### Supplied data
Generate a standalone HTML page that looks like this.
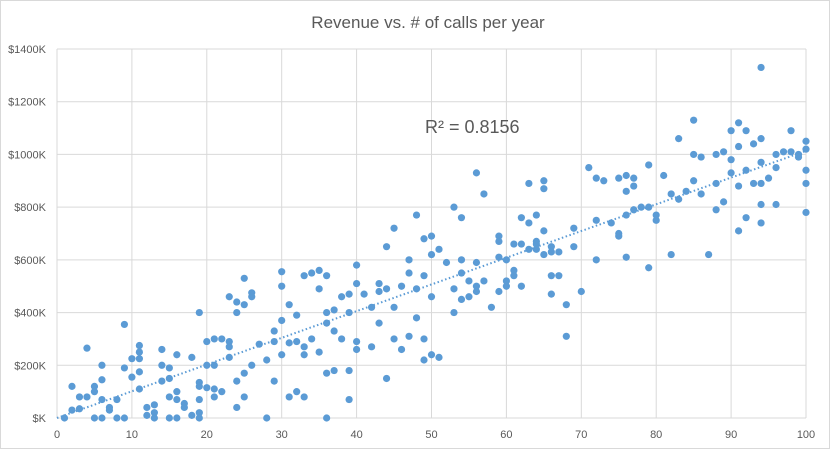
--
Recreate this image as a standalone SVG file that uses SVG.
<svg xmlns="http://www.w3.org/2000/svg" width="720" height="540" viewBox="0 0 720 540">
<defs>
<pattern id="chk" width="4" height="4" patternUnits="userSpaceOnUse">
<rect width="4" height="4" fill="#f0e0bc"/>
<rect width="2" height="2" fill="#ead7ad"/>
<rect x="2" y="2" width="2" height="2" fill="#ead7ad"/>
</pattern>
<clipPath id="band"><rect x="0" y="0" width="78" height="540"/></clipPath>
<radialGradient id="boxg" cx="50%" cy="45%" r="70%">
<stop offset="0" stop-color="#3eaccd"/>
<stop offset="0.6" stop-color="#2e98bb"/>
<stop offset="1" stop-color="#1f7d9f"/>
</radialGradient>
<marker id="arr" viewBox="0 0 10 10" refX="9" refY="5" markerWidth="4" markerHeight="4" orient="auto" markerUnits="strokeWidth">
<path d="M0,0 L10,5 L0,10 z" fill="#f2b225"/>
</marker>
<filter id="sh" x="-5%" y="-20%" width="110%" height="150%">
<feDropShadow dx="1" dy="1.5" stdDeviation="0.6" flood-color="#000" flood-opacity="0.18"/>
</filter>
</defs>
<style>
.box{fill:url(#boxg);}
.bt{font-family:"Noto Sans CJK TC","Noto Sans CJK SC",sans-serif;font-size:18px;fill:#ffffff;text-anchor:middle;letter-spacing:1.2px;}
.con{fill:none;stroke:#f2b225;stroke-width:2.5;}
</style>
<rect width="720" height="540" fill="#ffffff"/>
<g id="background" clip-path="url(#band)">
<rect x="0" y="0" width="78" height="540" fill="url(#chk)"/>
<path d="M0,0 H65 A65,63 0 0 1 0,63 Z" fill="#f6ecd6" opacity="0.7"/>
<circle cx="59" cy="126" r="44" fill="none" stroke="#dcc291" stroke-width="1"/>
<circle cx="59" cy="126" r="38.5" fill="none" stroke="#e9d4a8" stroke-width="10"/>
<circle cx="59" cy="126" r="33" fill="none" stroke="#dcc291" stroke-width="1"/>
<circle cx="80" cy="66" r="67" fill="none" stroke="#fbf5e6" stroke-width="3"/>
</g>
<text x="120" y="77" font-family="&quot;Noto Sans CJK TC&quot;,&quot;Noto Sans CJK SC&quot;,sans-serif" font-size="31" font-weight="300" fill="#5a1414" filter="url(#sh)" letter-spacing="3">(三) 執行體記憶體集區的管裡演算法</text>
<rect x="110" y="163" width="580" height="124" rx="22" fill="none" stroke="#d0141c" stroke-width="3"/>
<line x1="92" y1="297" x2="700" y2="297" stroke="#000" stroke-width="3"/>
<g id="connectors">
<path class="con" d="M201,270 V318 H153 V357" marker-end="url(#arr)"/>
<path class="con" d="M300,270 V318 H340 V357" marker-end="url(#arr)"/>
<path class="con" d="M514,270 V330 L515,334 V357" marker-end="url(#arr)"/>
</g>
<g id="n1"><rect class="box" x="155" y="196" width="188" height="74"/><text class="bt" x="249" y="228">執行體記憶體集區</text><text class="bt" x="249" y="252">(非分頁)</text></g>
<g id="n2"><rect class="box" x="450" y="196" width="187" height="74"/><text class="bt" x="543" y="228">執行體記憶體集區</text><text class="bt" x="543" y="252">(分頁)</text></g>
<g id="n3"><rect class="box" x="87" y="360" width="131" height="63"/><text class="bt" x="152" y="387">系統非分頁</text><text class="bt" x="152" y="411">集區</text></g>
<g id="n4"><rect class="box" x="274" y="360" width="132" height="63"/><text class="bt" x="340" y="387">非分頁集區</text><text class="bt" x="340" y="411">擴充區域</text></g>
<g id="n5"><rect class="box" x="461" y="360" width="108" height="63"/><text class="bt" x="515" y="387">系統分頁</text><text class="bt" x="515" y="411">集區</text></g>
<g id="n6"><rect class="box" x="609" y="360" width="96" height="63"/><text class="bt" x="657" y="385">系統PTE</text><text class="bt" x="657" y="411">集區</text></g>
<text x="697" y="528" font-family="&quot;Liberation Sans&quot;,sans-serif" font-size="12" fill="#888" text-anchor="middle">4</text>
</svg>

### What the exercise asks
Copy out each line that contains the word "this".

### Task response
Generate a standalone HTML page that looks like this.
Recreate this image as a standalone SVG file that uses SVG.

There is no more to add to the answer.